### PROBLEM TO WORK ON
Quote word for word the lines below, beginning with the first and ending with the one that has "from matplotlib.ticker import". Drop the pictures.

### PROVIDED MATERIAL
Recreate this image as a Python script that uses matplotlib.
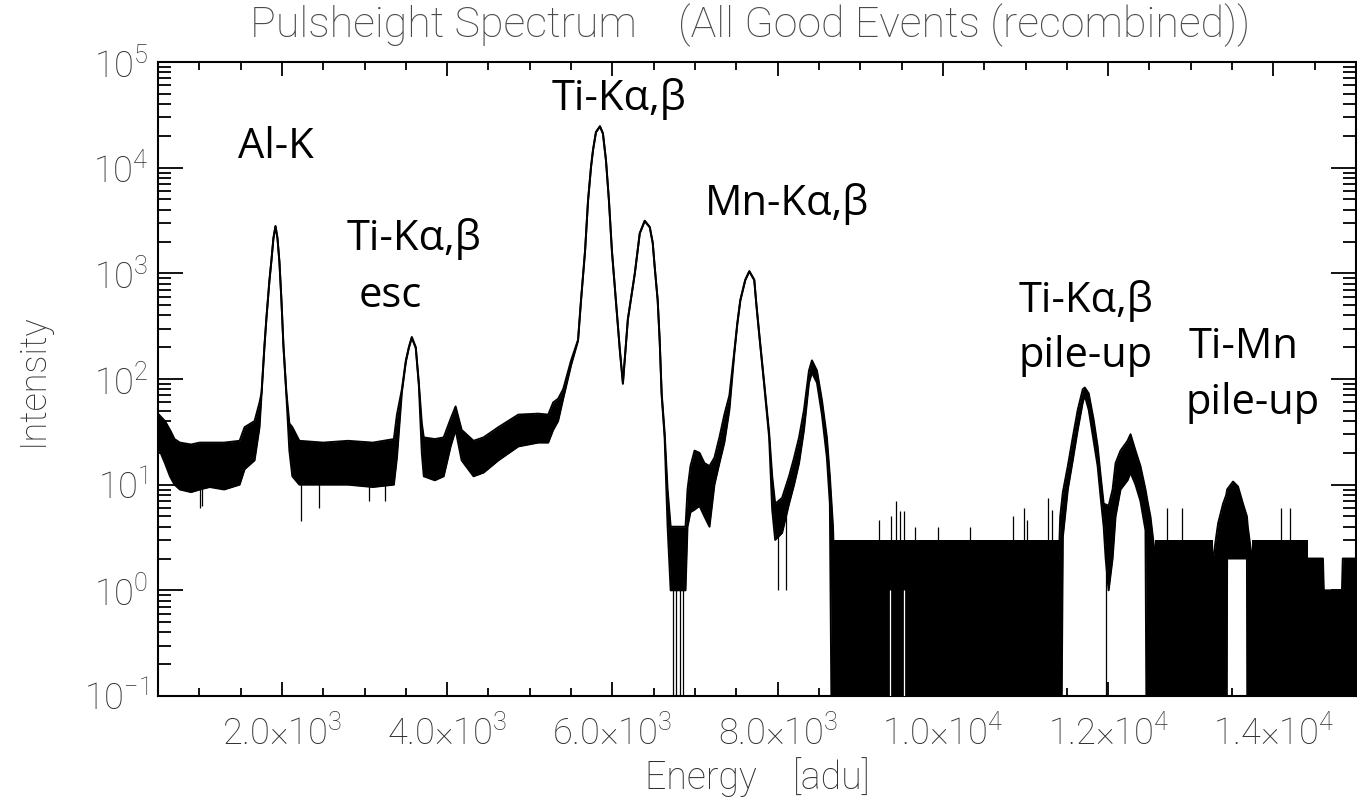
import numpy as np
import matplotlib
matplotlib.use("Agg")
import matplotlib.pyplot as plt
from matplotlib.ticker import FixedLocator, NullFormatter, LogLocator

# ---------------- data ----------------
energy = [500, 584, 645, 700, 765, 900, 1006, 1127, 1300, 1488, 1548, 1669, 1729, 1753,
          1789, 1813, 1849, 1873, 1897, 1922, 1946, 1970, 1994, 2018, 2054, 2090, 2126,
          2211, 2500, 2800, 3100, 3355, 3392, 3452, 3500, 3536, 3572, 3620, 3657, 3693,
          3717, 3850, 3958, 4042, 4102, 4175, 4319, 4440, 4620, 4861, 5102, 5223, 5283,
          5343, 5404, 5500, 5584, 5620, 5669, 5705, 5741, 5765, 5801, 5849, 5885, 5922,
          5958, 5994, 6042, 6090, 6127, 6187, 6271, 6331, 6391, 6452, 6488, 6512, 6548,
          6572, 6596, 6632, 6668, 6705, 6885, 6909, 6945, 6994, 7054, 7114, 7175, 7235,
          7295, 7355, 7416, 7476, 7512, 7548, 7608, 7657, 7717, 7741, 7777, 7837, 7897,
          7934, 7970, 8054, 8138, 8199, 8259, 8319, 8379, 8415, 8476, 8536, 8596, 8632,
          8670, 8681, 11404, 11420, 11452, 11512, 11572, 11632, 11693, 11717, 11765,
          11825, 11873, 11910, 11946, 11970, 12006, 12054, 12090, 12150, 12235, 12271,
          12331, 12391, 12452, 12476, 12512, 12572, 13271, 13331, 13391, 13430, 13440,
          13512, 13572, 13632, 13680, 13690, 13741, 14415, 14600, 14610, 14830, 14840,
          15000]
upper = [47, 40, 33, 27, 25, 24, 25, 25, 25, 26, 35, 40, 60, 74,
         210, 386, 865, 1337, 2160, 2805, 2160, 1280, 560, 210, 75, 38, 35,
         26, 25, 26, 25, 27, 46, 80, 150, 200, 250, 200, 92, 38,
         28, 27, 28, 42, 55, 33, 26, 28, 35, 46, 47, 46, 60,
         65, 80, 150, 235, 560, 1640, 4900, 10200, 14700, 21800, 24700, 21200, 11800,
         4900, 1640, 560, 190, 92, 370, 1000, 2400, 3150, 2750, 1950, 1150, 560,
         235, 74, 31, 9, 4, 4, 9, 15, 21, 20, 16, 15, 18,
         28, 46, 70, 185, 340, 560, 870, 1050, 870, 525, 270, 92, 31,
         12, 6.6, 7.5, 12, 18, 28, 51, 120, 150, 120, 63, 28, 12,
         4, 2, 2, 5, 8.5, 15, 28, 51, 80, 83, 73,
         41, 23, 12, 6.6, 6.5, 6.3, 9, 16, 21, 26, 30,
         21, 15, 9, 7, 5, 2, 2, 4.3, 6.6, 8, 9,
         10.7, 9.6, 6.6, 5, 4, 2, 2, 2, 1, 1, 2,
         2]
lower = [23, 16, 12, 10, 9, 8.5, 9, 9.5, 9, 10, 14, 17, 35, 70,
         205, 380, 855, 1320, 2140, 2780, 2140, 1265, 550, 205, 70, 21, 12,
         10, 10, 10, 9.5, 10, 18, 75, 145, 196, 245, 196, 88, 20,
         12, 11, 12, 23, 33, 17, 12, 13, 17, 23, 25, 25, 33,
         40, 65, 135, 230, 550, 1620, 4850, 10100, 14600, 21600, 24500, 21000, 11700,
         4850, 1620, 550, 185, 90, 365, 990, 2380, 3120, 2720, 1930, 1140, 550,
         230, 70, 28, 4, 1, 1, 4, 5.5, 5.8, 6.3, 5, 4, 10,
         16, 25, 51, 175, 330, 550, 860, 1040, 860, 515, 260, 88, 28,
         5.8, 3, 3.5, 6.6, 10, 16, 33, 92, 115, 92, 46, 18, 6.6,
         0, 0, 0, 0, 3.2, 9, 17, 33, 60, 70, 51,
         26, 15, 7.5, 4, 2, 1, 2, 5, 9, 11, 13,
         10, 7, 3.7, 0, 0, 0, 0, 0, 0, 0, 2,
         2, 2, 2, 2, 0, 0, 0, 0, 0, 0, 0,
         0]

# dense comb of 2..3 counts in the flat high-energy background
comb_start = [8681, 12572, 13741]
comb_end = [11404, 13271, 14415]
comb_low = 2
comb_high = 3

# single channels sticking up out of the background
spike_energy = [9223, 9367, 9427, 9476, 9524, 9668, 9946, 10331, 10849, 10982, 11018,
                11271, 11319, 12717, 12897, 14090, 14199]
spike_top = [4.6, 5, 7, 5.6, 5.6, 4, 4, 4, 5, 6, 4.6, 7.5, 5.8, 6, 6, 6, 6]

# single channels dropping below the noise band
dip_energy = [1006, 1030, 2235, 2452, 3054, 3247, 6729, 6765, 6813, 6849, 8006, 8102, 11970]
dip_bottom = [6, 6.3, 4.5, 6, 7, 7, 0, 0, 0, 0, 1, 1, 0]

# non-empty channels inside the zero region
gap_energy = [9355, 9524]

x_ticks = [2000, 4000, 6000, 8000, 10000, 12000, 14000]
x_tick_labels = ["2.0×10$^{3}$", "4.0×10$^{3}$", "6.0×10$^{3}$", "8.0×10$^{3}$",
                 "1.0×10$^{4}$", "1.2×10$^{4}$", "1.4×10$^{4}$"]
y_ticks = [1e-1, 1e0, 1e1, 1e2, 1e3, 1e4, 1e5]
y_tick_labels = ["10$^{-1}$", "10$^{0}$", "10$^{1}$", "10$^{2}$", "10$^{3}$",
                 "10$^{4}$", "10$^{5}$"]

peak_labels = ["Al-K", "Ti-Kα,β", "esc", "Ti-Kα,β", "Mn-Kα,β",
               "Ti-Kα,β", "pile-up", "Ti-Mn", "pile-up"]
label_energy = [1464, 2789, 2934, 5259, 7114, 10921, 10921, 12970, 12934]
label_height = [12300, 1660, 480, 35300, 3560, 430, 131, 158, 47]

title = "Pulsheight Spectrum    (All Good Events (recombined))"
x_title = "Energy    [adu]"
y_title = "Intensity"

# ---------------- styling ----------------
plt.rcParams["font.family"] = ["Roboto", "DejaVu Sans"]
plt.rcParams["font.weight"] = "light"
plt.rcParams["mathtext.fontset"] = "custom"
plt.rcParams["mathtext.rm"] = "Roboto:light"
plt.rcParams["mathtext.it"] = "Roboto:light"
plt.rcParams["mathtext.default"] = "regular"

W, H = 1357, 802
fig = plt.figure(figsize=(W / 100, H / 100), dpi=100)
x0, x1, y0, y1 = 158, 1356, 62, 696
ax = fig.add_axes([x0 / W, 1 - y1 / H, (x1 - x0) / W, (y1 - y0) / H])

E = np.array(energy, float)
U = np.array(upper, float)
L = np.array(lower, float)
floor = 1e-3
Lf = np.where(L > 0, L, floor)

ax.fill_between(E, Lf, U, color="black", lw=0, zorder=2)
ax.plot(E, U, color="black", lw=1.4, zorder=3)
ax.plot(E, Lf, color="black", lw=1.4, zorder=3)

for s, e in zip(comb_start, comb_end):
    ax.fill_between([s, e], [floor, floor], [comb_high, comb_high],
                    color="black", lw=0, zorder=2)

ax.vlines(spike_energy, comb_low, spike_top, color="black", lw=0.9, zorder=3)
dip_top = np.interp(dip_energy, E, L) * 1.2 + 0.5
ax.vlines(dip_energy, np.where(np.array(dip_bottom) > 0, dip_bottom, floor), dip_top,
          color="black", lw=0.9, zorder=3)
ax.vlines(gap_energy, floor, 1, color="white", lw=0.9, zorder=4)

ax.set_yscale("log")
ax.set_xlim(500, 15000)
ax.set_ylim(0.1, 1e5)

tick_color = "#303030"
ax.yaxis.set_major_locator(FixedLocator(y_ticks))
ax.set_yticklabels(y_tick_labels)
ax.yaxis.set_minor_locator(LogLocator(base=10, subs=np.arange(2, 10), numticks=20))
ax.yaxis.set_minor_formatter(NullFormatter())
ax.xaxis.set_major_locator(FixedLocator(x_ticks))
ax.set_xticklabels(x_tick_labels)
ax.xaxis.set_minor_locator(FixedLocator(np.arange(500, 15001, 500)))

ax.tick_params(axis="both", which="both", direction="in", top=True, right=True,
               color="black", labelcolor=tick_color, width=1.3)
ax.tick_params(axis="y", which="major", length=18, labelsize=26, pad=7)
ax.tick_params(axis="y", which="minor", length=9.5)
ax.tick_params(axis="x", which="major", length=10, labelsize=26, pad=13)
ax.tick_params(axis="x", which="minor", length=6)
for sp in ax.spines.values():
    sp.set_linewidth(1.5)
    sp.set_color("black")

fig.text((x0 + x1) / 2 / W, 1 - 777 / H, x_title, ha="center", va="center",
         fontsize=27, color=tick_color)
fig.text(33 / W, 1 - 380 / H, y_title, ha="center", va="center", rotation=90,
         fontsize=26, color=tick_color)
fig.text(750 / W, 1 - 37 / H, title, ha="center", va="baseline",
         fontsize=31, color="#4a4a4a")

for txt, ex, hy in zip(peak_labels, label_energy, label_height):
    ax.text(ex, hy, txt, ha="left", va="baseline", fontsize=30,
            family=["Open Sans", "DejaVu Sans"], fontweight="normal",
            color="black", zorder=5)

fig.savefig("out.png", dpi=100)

### WRITTEN ANSWER
Recreate this image as a Python script that uses matplotlib.
import numpy as np
import matplotlib
matplotlib.use("Agg")
import matplotlib.pyplot as plt
from matplotlib.ticker import FixedLocator, NullFormatter, LogLocator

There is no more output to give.